**SUPPLIED RECORDS**
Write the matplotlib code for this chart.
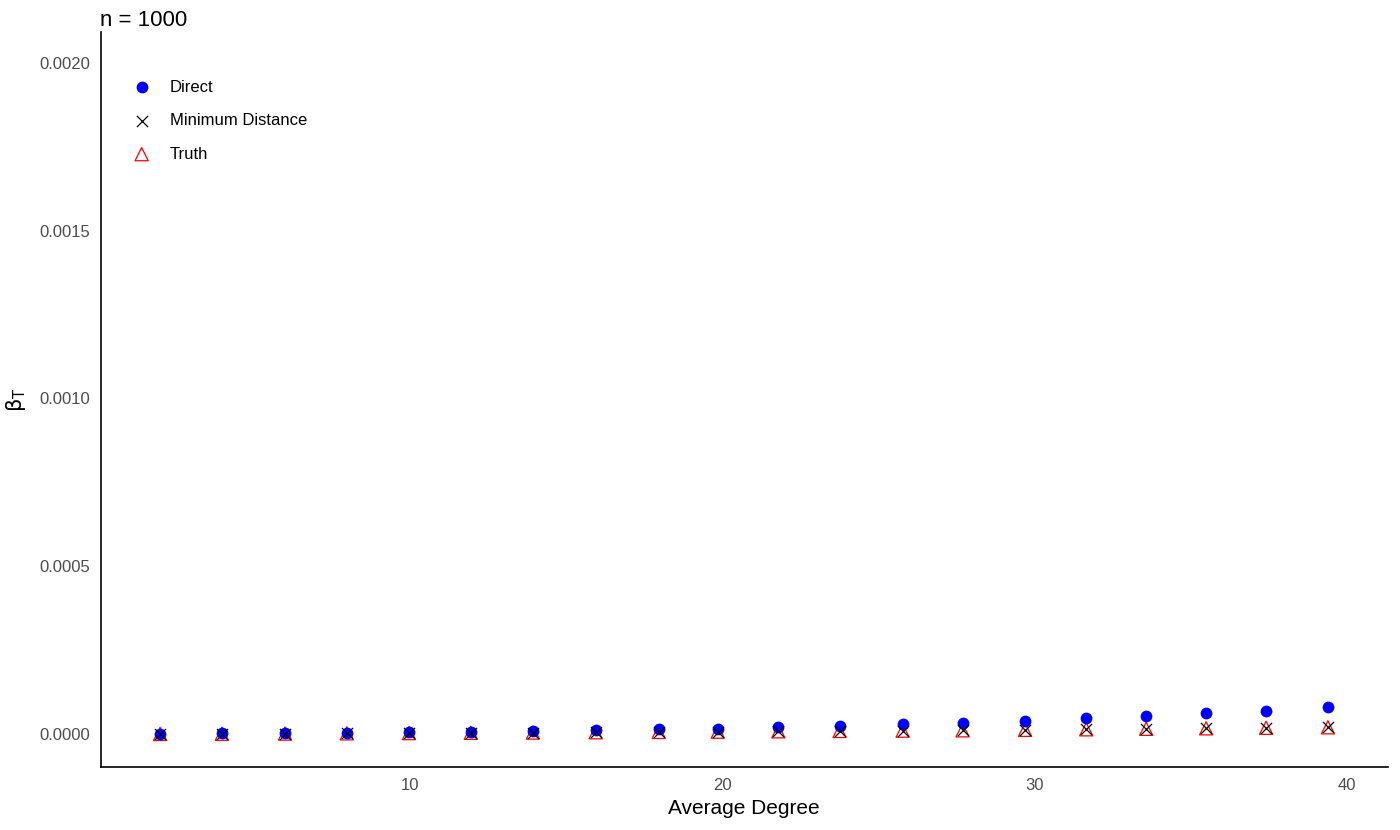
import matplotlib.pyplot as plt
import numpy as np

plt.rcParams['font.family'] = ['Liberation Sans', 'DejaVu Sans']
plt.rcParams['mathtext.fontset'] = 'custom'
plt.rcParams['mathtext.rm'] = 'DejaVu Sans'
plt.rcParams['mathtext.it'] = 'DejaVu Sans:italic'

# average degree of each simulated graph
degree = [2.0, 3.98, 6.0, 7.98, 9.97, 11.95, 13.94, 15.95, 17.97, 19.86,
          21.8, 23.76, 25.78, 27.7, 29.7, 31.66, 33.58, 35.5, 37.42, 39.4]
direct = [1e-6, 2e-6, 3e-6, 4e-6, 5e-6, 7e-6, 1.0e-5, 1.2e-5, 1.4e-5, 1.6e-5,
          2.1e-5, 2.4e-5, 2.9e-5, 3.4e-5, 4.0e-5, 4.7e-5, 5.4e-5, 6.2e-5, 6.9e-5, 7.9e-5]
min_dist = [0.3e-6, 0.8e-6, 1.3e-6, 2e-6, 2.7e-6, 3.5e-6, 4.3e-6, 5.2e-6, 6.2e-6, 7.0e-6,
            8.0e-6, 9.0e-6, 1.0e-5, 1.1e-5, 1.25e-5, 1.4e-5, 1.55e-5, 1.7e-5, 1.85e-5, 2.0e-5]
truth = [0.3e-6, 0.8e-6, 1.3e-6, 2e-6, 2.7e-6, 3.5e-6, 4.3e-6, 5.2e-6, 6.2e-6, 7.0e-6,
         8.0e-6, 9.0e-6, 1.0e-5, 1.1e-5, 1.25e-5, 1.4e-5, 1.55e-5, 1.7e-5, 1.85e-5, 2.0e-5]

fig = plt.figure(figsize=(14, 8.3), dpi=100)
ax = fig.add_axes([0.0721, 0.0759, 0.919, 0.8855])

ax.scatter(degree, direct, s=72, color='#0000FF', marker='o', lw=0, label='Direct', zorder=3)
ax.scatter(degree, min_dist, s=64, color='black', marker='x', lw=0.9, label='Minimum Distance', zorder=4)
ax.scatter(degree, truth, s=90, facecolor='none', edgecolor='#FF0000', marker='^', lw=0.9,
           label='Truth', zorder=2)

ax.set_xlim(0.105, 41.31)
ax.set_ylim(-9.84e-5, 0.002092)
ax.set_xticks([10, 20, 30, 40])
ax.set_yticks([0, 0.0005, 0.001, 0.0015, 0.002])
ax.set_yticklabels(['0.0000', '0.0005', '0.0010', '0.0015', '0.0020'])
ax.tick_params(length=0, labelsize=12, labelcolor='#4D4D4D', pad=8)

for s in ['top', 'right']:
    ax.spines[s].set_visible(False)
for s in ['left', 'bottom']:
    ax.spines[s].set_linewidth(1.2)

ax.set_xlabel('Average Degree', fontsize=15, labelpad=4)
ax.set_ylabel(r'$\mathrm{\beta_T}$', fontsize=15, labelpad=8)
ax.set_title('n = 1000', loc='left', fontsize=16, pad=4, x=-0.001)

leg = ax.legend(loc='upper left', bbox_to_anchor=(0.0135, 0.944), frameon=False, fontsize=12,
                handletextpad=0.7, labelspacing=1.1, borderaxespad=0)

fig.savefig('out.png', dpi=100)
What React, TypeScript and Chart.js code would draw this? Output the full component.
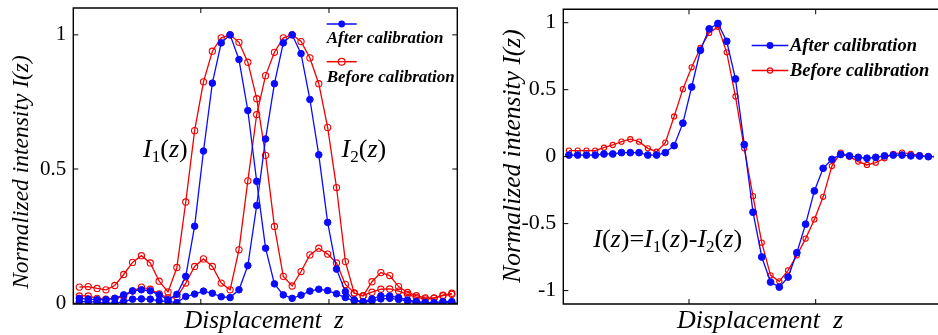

**EXERCISE PROMPT**
The lines from the start of the data through the line that contains "ax = fig.add_axes([0.0721, 0.0759, 0.919, 0.8855])" are to be returned exactly, please, with both ends included and every picture left out.

**PROBLEM SOLUTION**
Write the matplotlib code for this chart.
import matplotlib.pyplot as plt
import numpy as np

plt.rcParams['font.family'] = ['Liberation Sans', 'DejaVu Sans']
plt.rcParams['mathtext.fontset'] = 'custom'
plt.rcParams['mathtext.rm'] = 'DejaVu Sans'
plt.rcParams['mathtext.it'] = 'DejaVu Sans:italic'

# average degree of each simulated graph
degree = [2.0, 3.98, 6.0, 7.98, 9.97, 11.95, 13.94, 15.95, 17.97, 19.86,
          21.8, 23.76, 25.78, 27.7, 29.7, 31.66, 33.58, 35.5, 37.42, 39.4]
direct = [1e-6, 2e-6, 3e-6, 4e-6, 5e-6, 7e-6, 1.0e-5, 1.2e-5, 1.4e-5, 1.6e-5,
          2.1e-5, 2.4e-5, 2.9e-5, 3.4e-5, 4.0e-5, 4.7e-5, 5.4e-5, 6.2e-5, 6.9e-5, 7.9e-5]
min_dist = [0.3e-6, 0.8e-6, 1.3e-6, 2e-6, 2.7e-6, 3.5e-6, 4.3e-6, 5.2e-6, 6.2e-6, 7.0e-6,
            8.0e-6, 9.0e-6, 1.0e-5, 1.1e-5, 1.25e-5, 1.4e-5, 1.55e-5, 1.7e-5, 1.85e-5, 2.0e-5]
truth = [0.3e-6, 0.8e-6, 1.3e-6, 2e-6, 2.7e-6, 3.5e-6, 4.3e-6, 5.2e-6, 6.2e-6, 7.0e-6,
         8.0e-6, 9.0e-6, 1.0e-5, 1.1e-5, 1.25e-5, 1.4e-5, 1.55e-5, 1.7e-5, 1.85e-5, 2.0e-5]

fig = plt.figure(figsize=(14, 8.3), dpi=100)
ax = fig.add_axes([0.0721, 0.0759, 0.919, 0.8855])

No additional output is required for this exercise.